Camilleri’s comments invariably kick off the familiar sight of an incrementally more and more indecorous crossfire of what could generously be termed as opinions. Indeed, the bulk of what The Times’ readers commit to the website has all the intellectual tone of what results from a fat man sitting on a whoopee cushion.
A story about the Mediterraneo Marine Park denying cruelty to dolphins, elicits these remarks among others. From Eric Gahn:

I wonder what [Mediterraneo director Pedro] Maghalaes would say if HE were kept in a small cage with a controlled supply of purifed air and made to jump for balls and through hoops so he could earn his keep in the small cage.


And Franco Farrugia:

Well said, Mr Cuschieri. What if dolphins could talk! (sic)
And indeed, patrons are more guilty than the keepers themselves!!!


An indignant howling-at-the-moon letter from faithful old fart John Guillaumier to complain that Paceville is no longer as it was in the days of his youth in the 1960s, “when a better class of tourists than nowadays led to the establishment of the first night-clubs and restaurants in Malta”. This kind of letter, along with the perennial favourite about how Maltese is apparently a pointless language and should be abandoned forthwith, is always guaranteed to generate the standard slew of replies.
Guillaumier’s better class of backers include Ray Axisa:

So True, what a dump Paceville has became (sic), well done with your comments.


And Joe Buttigieg:

A trip to the continent recently revealed how Malta has become the dirtiest and shabiest (sic) place in Europe.
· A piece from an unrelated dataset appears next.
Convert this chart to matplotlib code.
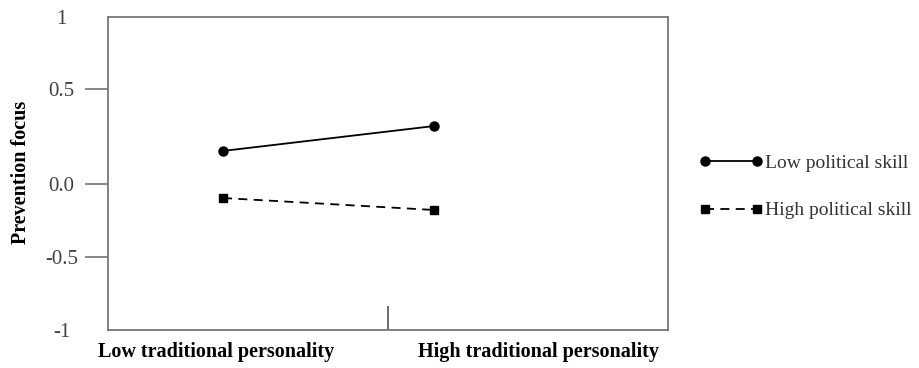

On the other side of the argument is a disappointingly sensible set of people with unreasonably reasonable views.
The Times has in a rare effort tried to instil a climate of democratic expression on its site. What it has ended up with is a verbal version of Pong, where one opinion burped onto the site provokes, by some yet unformulated law of physics, an equally banal and ridiculous response.
But of you’re forced to choose between watching YouTube clips of chimpanzees falling out of trees and reading The Times comment pages, then you know what the right choice is.